## Given data
==================================================

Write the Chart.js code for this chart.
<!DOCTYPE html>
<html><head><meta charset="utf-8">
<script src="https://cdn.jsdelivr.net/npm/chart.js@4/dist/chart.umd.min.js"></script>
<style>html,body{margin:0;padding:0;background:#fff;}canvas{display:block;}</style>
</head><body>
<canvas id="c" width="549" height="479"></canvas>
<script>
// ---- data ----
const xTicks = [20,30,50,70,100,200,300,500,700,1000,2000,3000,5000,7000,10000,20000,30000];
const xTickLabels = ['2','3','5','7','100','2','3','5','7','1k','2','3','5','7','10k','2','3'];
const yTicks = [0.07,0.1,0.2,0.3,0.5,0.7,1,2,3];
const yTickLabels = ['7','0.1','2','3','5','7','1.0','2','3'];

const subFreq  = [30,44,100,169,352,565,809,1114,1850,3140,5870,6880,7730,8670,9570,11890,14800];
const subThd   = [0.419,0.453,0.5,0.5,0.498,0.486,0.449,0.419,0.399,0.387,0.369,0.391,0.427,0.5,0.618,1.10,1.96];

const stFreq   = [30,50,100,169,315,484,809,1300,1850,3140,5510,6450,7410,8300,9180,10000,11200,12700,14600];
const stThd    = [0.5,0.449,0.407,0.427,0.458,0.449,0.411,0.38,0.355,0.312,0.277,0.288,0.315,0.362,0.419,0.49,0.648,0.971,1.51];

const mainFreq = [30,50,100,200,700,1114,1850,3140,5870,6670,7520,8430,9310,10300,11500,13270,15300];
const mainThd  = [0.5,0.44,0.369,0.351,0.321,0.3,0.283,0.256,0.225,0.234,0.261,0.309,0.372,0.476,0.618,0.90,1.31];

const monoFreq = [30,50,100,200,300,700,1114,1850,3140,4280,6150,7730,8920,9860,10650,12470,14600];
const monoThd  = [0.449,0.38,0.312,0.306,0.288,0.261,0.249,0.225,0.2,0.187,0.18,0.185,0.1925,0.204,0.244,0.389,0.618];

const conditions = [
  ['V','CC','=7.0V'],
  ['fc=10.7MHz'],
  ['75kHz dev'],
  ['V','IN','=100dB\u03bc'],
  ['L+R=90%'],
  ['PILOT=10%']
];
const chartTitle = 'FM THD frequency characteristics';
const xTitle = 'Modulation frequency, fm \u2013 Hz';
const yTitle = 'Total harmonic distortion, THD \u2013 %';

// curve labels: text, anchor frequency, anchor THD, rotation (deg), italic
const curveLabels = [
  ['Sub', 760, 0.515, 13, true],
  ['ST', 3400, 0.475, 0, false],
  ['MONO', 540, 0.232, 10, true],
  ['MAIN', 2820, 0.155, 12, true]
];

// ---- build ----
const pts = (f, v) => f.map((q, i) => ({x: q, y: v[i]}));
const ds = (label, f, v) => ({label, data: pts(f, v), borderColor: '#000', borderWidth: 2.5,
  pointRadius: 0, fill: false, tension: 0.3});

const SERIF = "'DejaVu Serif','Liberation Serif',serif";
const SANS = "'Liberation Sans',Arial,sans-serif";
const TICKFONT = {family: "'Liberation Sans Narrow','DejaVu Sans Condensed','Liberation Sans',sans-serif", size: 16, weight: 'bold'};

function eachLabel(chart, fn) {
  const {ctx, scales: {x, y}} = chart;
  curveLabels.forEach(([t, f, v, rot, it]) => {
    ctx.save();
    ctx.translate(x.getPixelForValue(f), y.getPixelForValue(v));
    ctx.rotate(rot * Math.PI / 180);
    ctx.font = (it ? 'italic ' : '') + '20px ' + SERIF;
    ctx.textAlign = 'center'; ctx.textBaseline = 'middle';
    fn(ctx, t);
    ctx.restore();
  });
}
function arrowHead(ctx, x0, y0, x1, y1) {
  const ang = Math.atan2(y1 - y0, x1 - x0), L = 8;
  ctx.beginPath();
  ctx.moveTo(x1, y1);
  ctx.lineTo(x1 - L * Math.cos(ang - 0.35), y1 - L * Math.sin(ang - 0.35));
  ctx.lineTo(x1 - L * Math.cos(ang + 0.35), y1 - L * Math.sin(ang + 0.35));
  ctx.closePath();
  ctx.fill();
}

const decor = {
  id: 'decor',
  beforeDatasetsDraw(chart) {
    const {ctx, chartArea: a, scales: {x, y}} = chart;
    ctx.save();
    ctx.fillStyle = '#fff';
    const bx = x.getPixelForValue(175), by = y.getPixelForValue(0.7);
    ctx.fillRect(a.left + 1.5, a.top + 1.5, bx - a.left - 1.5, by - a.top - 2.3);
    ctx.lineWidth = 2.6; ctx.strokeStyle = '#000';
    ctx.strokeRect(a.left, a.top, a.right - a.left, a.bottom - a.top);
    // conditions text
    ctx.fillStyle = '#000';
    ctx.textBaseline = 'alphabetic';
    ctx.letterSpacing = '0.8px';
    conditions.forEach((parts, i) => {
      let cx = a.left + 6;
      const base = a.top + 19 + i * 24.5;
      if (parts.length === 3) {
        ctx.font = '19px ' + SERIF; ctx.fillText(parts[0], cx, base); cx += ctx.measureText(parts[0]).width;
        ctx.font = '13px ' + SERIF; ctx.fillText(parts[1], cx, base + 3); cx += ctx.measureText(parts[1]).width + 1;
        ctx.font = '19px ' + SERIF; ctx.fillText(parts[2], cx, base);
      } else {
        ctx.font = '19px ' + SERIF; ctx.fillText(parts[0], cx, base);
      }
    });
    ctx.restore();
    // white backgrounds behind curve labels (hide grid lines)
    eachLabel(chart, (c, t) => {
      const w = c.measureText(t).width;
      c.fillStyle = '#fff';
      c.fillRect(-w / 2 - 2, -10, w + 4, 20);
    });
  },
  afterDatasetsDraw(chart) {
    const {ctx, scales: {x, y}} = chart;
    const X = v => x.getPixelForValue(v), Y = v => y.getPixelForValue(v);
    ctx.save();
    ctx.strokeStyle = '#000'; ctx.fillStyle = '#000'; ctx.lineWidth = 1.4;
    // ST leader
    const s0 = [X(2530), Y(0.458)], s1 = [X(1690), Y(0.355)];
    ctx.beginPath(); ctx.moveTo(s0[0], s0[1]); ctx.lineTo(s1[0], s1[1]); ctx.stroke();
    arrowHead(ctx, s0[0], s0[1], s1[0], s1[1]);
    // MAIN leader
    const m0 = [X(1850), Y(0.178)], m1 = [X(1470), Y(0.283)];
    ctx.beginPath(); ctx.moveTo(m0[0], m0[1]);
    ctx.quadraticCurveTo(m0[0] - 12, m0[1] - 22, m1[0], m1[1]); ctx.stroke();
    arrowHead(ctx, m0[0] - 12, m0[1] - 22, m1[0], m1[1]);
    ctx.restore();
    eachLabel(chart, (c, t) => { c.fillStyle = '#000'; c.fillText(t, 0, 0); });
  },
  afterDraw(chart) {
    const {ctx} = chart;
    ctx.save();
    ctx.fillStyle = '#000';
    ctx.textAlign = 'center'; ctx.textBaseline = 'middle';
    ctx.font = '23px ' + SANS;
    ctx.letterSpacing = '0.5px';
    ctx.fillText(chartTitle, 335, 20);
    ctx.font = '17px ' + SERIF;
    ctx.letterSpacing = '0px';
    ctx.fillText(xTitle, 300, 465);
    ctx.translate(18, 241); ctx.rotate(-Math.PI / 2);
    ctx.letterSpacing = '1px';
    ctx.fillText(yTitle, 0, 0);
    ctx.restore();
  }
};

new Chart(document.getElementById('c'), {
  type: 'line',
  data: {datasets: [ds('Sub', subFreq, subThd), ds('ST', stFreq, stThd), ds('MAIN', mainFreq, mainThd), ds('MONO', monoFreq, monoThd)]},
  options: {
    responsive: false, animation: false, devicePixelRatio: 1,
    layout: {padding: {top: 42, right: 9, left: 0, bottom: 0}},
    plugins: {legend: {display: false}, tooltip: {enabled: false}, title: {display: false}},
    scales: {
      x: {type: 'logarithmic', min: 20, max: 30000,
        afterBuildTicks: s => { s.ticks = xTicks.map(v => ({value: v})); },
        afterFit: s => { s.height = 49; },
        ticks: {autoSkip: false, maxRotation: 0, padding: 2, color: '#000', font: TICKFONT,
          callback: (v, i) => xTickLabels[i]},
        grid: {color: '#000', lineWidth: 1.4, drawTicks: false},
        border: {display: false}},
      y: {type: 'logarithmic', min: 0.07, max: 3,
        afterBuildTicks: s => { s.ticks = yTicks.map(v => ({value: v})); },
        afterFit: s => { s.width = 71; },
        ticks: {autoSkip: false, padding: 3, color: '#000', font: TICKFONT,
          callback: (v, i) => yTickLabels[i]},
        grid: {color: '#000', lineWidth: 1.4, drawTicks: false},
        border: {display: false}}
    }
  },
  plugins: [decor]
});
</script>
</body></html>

==================================================

## Task requirements
Repeat, word for word, the lines from the opening of the material through the line containing "const yTitle = 'Total".

## Written reply
Write the Chart.js code for this chart.
<!DOCTYPE html>
<html><head><meta charset="utf-8">
<script src="https://cdn.jsdelivr.net/npm/chart.js@4/dist/chart.umd.min.js"></script>
<style>html,body{margin:0;padding:0;background:#fff;}canvas{display:block;}</style>
</head><body>
<canvas id="c" width="549" height="479"></canvas>
<script>
// ---- data ----
const xTicks = [20,30,50,70,100,200,300,500,700,1000,2000,3000,5000,7000,10000,20000,30000];
const xTickLabels = ['2','3','5','7','100','2','3','5','7','1k','2','3','5','7','10k','2','3'];
const yTicks = [0.07,0.1,0.2,0.3,0.5,0.7,1,2,3];
const yTickLabels = ['7','0.1','2','3','5','7','1.0','2','3'];

const subFreq  = [30,44,100,169,352,565,809,1114,1850,3140,5870,6880,7730,8670,9570,11890,14800];
const subThd   = [0.419,0.453,0.5,0.5,0.498,0.486,0.449,0.419,0.399,0.387,0.369,0.391,0.427,0.5,0.618,1.10,1.96];

const stFreq   = [30,50,100,169,315,484,809,1300,1850,3140,5510,6450,7410,8300,9180,10000,11200,12700,14600];
const stThd    = [0.5,0.449,0.407,0.427,0.458,0.449,0.411,0.38,0.355,0.312,0.277,0.288,0.315,0.362,0.419,0.49,0.648,0.971,1.51];

const mainFreq = [30,50,100,200,700,1114,1850,3140,5870,6670,7520,8430,9310,10300,11500,13270,15300];
const mainThd  = [0.5,0.44,0.369,0.351,0.321,0.3,0.283,0.256,0.225,0.234,0.261,0.309,0.372,0.476,0.618,0.90,1.31];

const monoFreq = [30,50,100,200,300,700,1114,1850,3140,4280,6150,7730,8920,9860,10650,12470,14600];
const monoThd  = [0.449,0.38,0.312,0.306,0.288,0.261,0.249,0.225,0.2,0.187,0.18,0.185,0.1925,0.204,0.244,0.389,0.618];

const conditions = [
  ['V','CC','=7.0V'],
  ['fc=10.7MHz'],
  ['75kHz dev'],
  ['V','IN','=100dB\u03bc'],
  ['L+R=90%'],
  ['PILOT=10%']
];
const chartTitle = 'FM THD frequency characteristics';
const xTitle = 'Modulation frequency, fm \u2013 Hz';
const yTitle = 'Total harmonic distortion, THD \u2013 %';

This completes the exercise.